STREAMKMeans is an alternative version of the original algorithm STREAMLSEARCH proposed by O'Callaghan et al. 1 by replacing the k-Medians using LSEARCH by the classical KMeans algorithm.

However, instead of using the traditional KMeans that requires a total reclustering after each time the temporary chunk of data points is full, the implementation of this algorithm in River uses the increamental KMeans. This allows the algorithm to update KMeans without the need of re-initialization, saving a substantial amount of computing resources.

The algorithm is constructed as follows. To begin, the algorithm will be initialized with an incremental KMeans algorithm with the same number of centers as required.
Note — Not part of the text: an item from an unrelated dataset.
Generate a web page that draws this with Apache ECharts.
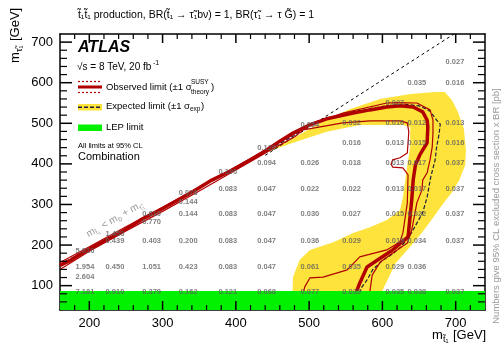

For a new point p:

  • If the size of chunk is less than the maximum size allowed, add the new point to the temporary chunk.

  • When the size of chunk reaches the maximum value size allowed

    • A new incremental KMeans algorithm will be initiated. This algorithm will run through all points in the temporary chunk. The centers of this new algorithm will be passed through the originally initialized KMeans to update the centers of the algorithm

    • All points will be deleted from the temporary chunk to continue adding new points later.
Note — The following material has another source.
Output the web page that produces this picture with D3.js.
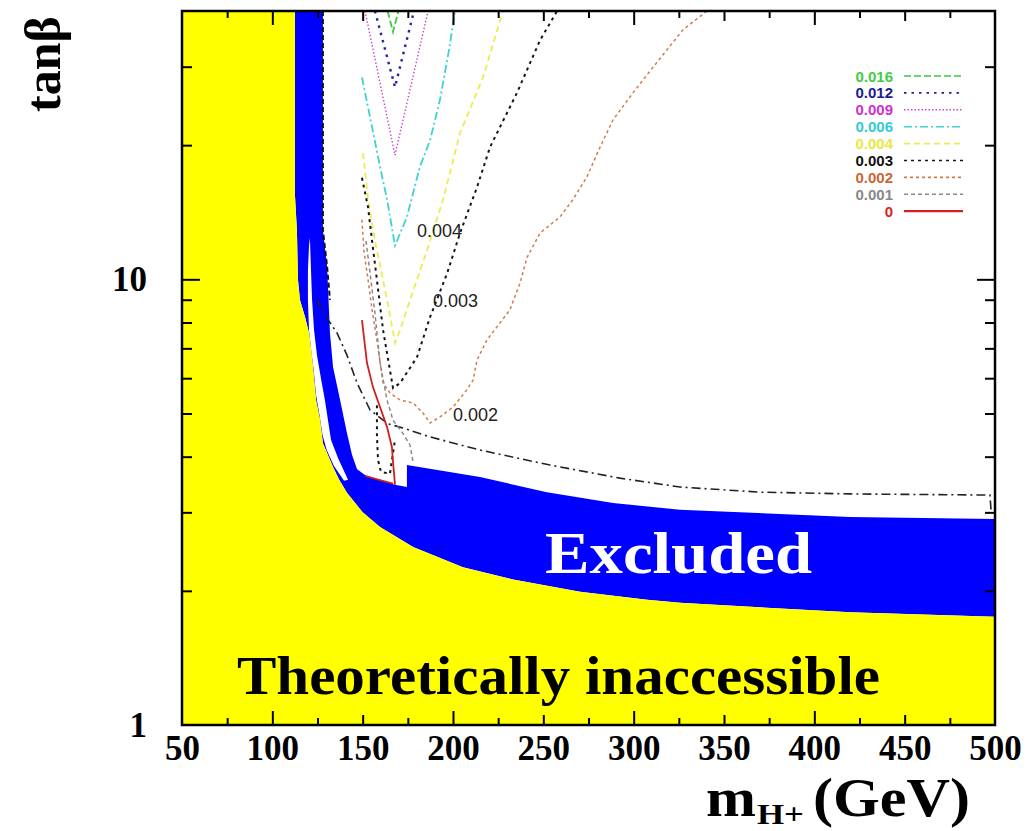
<!DOCTYPE html>
<html>
<head>
<meta charset="utf-8">
<script src="https://cdn.jsdelivr.net/npm/d3@7"></script>
<style>
  body { margin: 0; background: #fff; }
  svg { display: block; }
</style>
</head>
<body>
<svg id="chart" width="1028" height="831"></svg>
<script>
// ---- axis ticks and labels ----
const xLabelTicks = [50, 100, 150, 200, 250, 300, 350, 400, 450, 500];
const xMajorTicks = [100, 200, 300, 400];
const xMidTicks = [150, 250, 350, 450];
const xMinorTicks = [75, 125, 175, 225, 275, 325, 375, 425, 475];
const yLabelTicks = [1, 10];
const yMajorTicks = [10];
const yMinorTicks = [2, 3, 4, 5, 6, 7, 8, 9, 20, 30];

// ---- regions, [m_H+ (GeV), tan beta] ----
// boundary of the theoretically inaccessible region
const theoryEdge = [
  [112.5, 40], [112.5, 15.5], [113.6, 12.9], [114.2, 9.96], [115.3, 8.99], [118.1, 8.23],
  [120.3, 7.58], [121.4, 6.94], [122.5, 6.36], [124.2, 5.36], [126.4, 4.83], [128.0, 4.29],
  [133.6, 3.79], [137.0, 3.55], [141.3, 3.32], [150.0, 3.0], [159.6, 2.78], [177.9, 2.51],
  [205.5, 2.26], [233.2, 2.12], [270.3, 1.99], [307.4, 1.91], [325.6, 1.88], [419.7, 1.79],
  [500, 1.75]
];
// upper / right edge of the excluded band
const excludedEdge = [
  [112.5, 40], [128.0, 40], [128.0, 12.9], [130.3, 10.7], [131.9, 7.58], [133.6, 6.36],
  [137.5, 5.36], [141.3, 4.52], [144.1, 4.04], [146.9, 3.75], [151.3, 3.64], [159.6, 3.55],
  [167.9, 3.46], [174.5, 3.42], [174.5, 3.83], [214.9, 3.60], [252.0, 3.33], [288.6, 3.15],
  [325.6, 3.04], [419.7, 2.93], [500, 2.90]
];
// allowed strip inside the excluded band
const excludedGap = [
  [120.8, 12.4], [121.4, 10.5], [122.0, 8.99], [123.1, 7.69], [124.7, 6.76], [126.9, 6.00],
  [129.1, 5.36], [130.8, 4.83], [132.5, 4.36], [136.4, 3.97], [141.9, 3.55],
  [139.7, 3.53], [134.1, 3.81], [130.1, 4.14], [127.8, 4.47], [126.1, 4.96], [124.2, 5.50],
  [122.9, 6.26], [121.6, 6.87], [120.3, 7.69], [119.7, 8.99], [119.7, 10.5], [120.3, 11.9]
];
const bandEdgeLine = [[128.0, 40], [128.0, 12.9], [130.3, 10.7], [131.9, 8.99]];
const exclusionCurve = [
  [124.7, 8.99], [129.1, 8.32], [135.8, 7.58], [141.3, 6.76], [146.9, 5.85], [154.1, 5.09],
  [164.0, 4.74], [172.3, 4.64], [187.3, 4.43], [214.9, 4.14], [253.7, 3.83], [292.4, 3.58],
  [325.6, 3.42], [369.9, 3.33], [419.7, 3.30], [497.2, 3.28], [497.8, 3.04]
];

// ---- contours of constant value ----
const contourLevels = ["0.016", "0.012", "0.009", "0.006", "0.004", "0.003", "0.002", "0.001", "0"];
const contour016 = [[163.8, 40], [166.8, 35.9], [169.8, 40]];
const contour012 = [[156.8, 40], [167.9, 27.0], [178.4, 40]];
const contour009 = [[151.3, 40], [167.9, 19.0], [186.2, 40]];
const contour006 = [
  [149.6, 28.4], [154.1, 23.1], [159.6, 17.9], [163.5, 15.1], [167.9, 11.9], [174.5, 13.8],
  [181.7, 17.9], [187.3, 20.5], [192.8, 25.3], [197.8, 32.7], [201.1, 40]
];
const contour004 = [
  [150.2, 19.2], [153.0, 15.1], [156.8, 12.2], [161.3, 9.96], [165.1, 8.32], [167.9, 7.20],
  [170.7, 7.69], [176.2, 8.99], [185.6, 11.6], [194.5, 15.1], [203.9, 21.3], [216.6, 28.4],
  [227.7, 40]
];
const contour003 = [
  [149.6, 16.9], [153.0, 14.5], [155.2, 12.2], [157.9, 9.96], [161.3, 7.69], [165.1, 6.26],
  [166.8, 5.70], [170.7, 5.85], [180.1, 6.69], [187.3, 8.23], [196.7, 10.3], [203.9, 12.7],
  [213.3, 16.1], [220.5, 19.8], [235.4, 26.2], [248.2, 34.4], [257.6, 40]
];
const contour003Low = [
  [157.9, 5.22], [157.9, 4.47], [158.5, 3.93], [160.1, 3.70], [165.1, 3.66], [166.2, 3.93], [167.9, 4.36]
];
const contour002 = [
  [149.6, 13.6], [150.7, 11.6], [153.0, 9.96], [155.2, 8.54], [157.9, 7.31], [161.3, 5.85],
  [165.1, 5.56], [170.7, 5.36], [177.9, 5.28], [183.4, 5.01], [187.3, 4.76], [192.8, 4.91],
  [200.0, 5.17], [207.7, 5.65], [211.1, 5.94], [213.3, 6.59], [218.8, 7.31], [224.3, 7.82],
  [231.5, 8.54], [237.1, 9.81], [241.0, 11.2], [248.2, 12.7], [259.2, 13.8], [266.4, 15.1],
  [274.2, 17.0], [281.4, 19.8], [288.6, 22.8], [299.6, 26.2], [310.7, 29.9], [327.3, 36.3],
  [340.6, 40]
];
const contour001 = [
  [151.8, 12.2], [153.0, 11.2], [156.8, 8.40], [159.6, 6.49], [163.5, 5.36], [166.8, 4.83],
  [171.8, 4.54], [176.2, 4.25], [177.9, 3.89]
];
const contour0 = [
  [149.6, 8.10], [152.4, 6.49], [155.7, 5.73], [159.6, 5.17], [163.5, 4.66], [166.2, 4.20],
  [166.8, 3.89], [167.9, 3.46]
];
const contour0Low = [[151.3, 3.62], [166.8, 3.48]];

// contour labels: [level, m_H+, tan beta]
const contourLabels = [["0.004", 180.1, 12.44], ["0.003", 188.9, 8.66], ["0.002", 200.0, 4.81]];

// ---- drawing ----
const frame = { left: 182, right: 995, top: 11, bottom: 725 };
const x = d3.scaleLinear().domain([50, 500]).range([frame.left, frame.right]);
const y = d3.scaleLog().domain([1, 40]).range([frame.bottom, frame.top]);

const svg = d3.select("#chart");
const serif = "'Liberation Serif', 'Times New Roman', serif";
const sans = "'Liberation Sans', Arial, sans-serif";

svg.append("rect").attr("width", 1028).attr("height", 831).attr("fill", "#fff");
svg.append("defs").append("clipPath").attr("id", "plotClip")
  .append("rect")
  .attr("x", frame.left).attr("y", frame.top)
  .attr("width", frame.right - frame.left).attr("height", frame.bottom - frame.top);

const plot = svg.append("g").attr("clip-path", "url(#plotClip)");
const line = d3.line().x(d => x(d[0])).y(d => y(d[1]));

// excluded band
plot.append("path")
  .attr("d", line([...excludedEdge, ...theoryEdge.slice().reverse()]) + "Z")
  .attr("fill", "#0000ff");
plot.append("path")
  .attr("d", line(excludedGap) + "Z")
  .attr("fill", "#ffffff");
// theoretically inaccessible region
plot.append("path")
  .attr("d", line([[50, 40], ...theoryEdge, [500, 1], [50, 1]]) + "Z")
  .attr("fill", "#ffff00");

// black limit lines
plot.append("path").attr("d", line(bandEdgeLine))
  .attr("fill", "none").attr("stroke", "#111").attr("stroke-width", 2)
  .attr("stroke-dasharray", "5,3");
plot.append("path").attr("d", line(exclusionCurve))
  .attr("fill", "none").attr("stroke", "#222").attr("stroke-width", 1.6)
  .attr("stroke-dasharray", "9,4,2,4");

const levelStyle = {
  "0.016": { color: "#3ec83e", text: "#44cc44", dash: "7,3", width: 1.8 },
  "0.012": { color: "#24249c", text: "#1c1c96", dash: "2.5,5", width: 2.4 },
  "0.009": { color: "#cc44cc", text: "#cc33cc", dash: "1.5,2", width: 1.4 },
  "0.006": { color: "#3ed2d2", text: "#33cccc", dash: "8,3,2,3", width: 1.8 },
  "0.004": { color: "#ecec50", text: "#e8e840", dash: "6,4", width: 1.8 },
  "0.003": { color: "#151515", text: "#111111", dash: "3,4", width: 2 },
  "0.002": { color: "#d27a4c", text: "#cc6633", dash: "3,3", width: 1.5 },
  "0.001": { color: "#8a8a8a", text: "#888888", dash: "4,3", width: 1.5 },
  "0":     { color: "#d02020", text: "#dd2222", dash: null, width: 1.8 }
};
const contourPaths = [
  ["0.016", contour016], ["0.012", contour012], ["0.009", contour009], ["0.006", contour006],
  ["0.004", contour004], ["0.003", contour003], ["0.003", contour003Low], ["0.002", contour002],
  ["0.001", contour001], ["0", contour0], ["0", contour0Low]
];
plot.selectAll("path.contour")
  .data(contourPaths)
  .join("path")
  .attr("class", "contour")
  .attr("d", d => line(d[1]))
  .attr("fill", "none")
  .attr("stroke", d => levelStyle[d[0]].color)
  .attr("stroke-width", d => levelStyle[d[0]].width)
  .attr("stroke-dasharray", d => levelStyle[d[0]].dash);

plot.selectAll("text.clabel")
  .data(contourLabels)
  .join("text")
  .attr("class", "clabel")
  .attr("x", d => x(d[1])).attr("y", d => y(d[2]))
  .attr("font-family", sans).attr("font-size", 18).attr("fill", "#222")
  .text(d => d[0]);

// region names
svg.append("text")
  .attr("x", 545).attr("y", 573)
  .attr("font-family", serif).attr("font-weight", "bold").attr("font-size", 60)
  .attr("fill", "#fff")
  .attr("textLength", 267).attr("lengthAdjust", "spacingAndGlyphs")
  .text("Excluded");
svg.append("text")
  .attr("x", 237).attr("y", 694)
  .attr("font-family", serif).attr("font-weight", "bold").attr("font-size", 54)
  .attr("fill", "#000")
  .attr("textLength", 643).attr("lengthAdjust", "spacingAndGlyphs")
  .text("Theoretically inaccessible");

// legend
const legend = svg.append("g");
const legendRow = (d, i) => 76 + i * 16.9;
legend.selectAll("text")
  .data(contourLevels)
  .join("text")
  .attr("x", 893).attr("y", (d, i) => legendRow(d, i) + 5.5)
  .attr("text-anchor", "end")
  .attr("font-family", sans).attr("font-weight", "bold").attr("font-size", 15)
  .attr("fill", d => levelStyle[d].text)
  .text(d => d);
legend.selectAll("line")
  .data(contourLevels)
  .join("line")
  .attr("x1", 904).attr("x2", 963)
  .attr("y1", legendRow).attr("y2", legendRow)
  .attr("stroke", d => levelStyle[d].color)
  .attr("stroke-width", d => d === "0" ? 2.2 : 1.6)
  .attr("stroke-dasharray", d => levelStyle[d].dash);

// frame
svg.append("rect")
  .attr("x", frame.left).attr("y", frame.top)
  .attr("width", frame.right - frame.left).attr("height", frame.bottom - frame.top)
  .attr("fill", "none").attr("stroke", "#000").attr("stroke-width", 2.5);

// inward tick marks on all four sides
function ticks(axisFn, scale, values, size, transform) {
  const g = svg.append("g").attr("transform", transform)
    .call(axisFn(scale).tickValues(values).tickSize(-size).tickFormat(""));
  g.select(".domain").remove();
  g.selectAll("line").attr("stroke", "#000").attr("stroke-width", 2);
}
[[xMajorTicks, 14], [xMidTicks, 10], [xMinorTicks, 7]].forEach(([v, s]) => {
  ticks(d3.axisBottom, x, v, s, `translate(0,${frame.bottom})`);
  ticks(d3.axisTop, x, v, s, `translate(0,${frame.top})`);
});
[[yMajorTicks, 18], [yMinorTicks, 10]].forEach(([v, s]) => {
  ticks(d3.axisLeft, y, v, s, `translate(${frame.left},0)`);
  ticks(d3.axisRight, y, v, s, `translate(${frame.right},0)`);
});

// tick labels
const xLab = svg.append("g").attr("transform", `translate(0,${frame.bottom})`)
  .call(d3.axisBottom(x).tickValues(xLabelTicks).tickSize(0).tickPadding(10).tickFormat(d3.format("d")));
xLab.select(".domain").remove();
xLab.selectAll("text").attr("font-family", serif).attr("font-weight", "bold")
  .attr("font-size", 35).attr("fill", "#000");

const yLab = svg.append("g").attr("transform", `translate(${frame.left},0)`)
  .call(d3.axisLeft(y).tickValues(yLabelTicks).tickSize(0).tickPadding(35).tickFormat(d3.format("d")));
yLab.select(".domain").remove();
yLab.selectAll("text").attr("font-family", serif).attr("font-weight", "bold")
  .attr("font-size", 35).attr("fill", "#000");

// axis titles
svg.append("text")
  .attr("transform", "translate(60,64) rotate(-90)")
  .attr("text-anchor", "middle")
  .attr("font-family", serif).attr("font-weight", "bold").attr("font-size", 50)
  .text("tanβ");
const xt = svg.append("g").attr("font-family", serif).attr("font-weight", "bold");
xt.append("text").attr("x", 706).attr("y", 816).attr("font-size", 54)
  .attr("textLength", 50).attr("lengthAdjust", "spacingAndGlyphs").text("m");
xt.append("text").attr("x", 757).attr("y", 824).attr("font-size", 30)
  .attr("textLength", 47).attr("lengthAdjust", "spacingAndGlyphs").text("H+");
xt.append("text").attr("x", 813).attr("y", 816).attr("font-size", 54)
  .attr("textLength", 157).attr("lengthAdjust", "spacingAndGlyphs").text("(GeV)");
</script>
</body>
</html>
  • When a prediction request arrives, the centers of the algorithm will be exactly the same as the centers of the original KMeans at the time of retrieval.

Parameters

  • chunk_size – defaults to 10

    Maximum size allowed for the temporary data chunk.

  • n_clusters – defaults to 2

    Number of clusters generated by the algorithm.

  • kwargs

    Other parameters passed to the incremental kmeans at cluster.KMeans.

Attributes

  • centers

    Cluster centers generated from running the incremental KMeans algorithm through centers of each chunk.

Examples

>>> from river import cluster
>>> from river import stream

>>> X = [
...     [1, 0.5], [1, 0.625], [1, 0.75], [1, 1.125], [1, 1.5], [1, 1.75],
...     [4, 1.5], [4, 2.25], [4, 2.5], [4, 3], [4, 3.25], [4, 3.5]
... ]

>>> streamkmeans = cluster.STREAMKMeans(chunk_size=3, n_clusters=2, halflife=0.5, sigma=1.5, seed=0)

>>> for x, _ in stream.iter_array(X):
...     streamkmeans = streamkmeans.learn_one(x)

>>> streamkmeans.predict_one({0: 1, 1: 0})
0

>>> streamkmeans.predict_one({0: 5, 1: 2})
1

Methods

clone

Return a fresh estimator with the same parameters.

The clone has the same parameters but has not been updated with any data. This works by looking at the parameters from the class signature. Each parameter is either - recursively cloned if it's a River classes. - deep-copied via copy.deepcopy if not. If the calling object is stochastic (i.e. it accepts a seed parameter) and has not been seeded, then the clone will not be idempotent. Indeed, this method's purpose if simply to return a new instance with the same input parameters.

learn_one

Update the model with a set of features x.

Parameters

  • x (dict)
  • sample_weight (int) – defaults to None

Returns

Clusterer: self

predict_one

Predicts the cluster number for a set of features x.

Parameters

  • x (dict)
  • sample_weight – defaults to None

Returns

int: A cluster number.

References


  1. O'Callaghan et al. (2002). Streaming-data algorithms for high-quality clustering. In Proceedings 18th International Conference on Data Engineering, Feb 26 - March 1, San Jose, CA, USA. DOI: 10.1109/ICDE.2002.994785.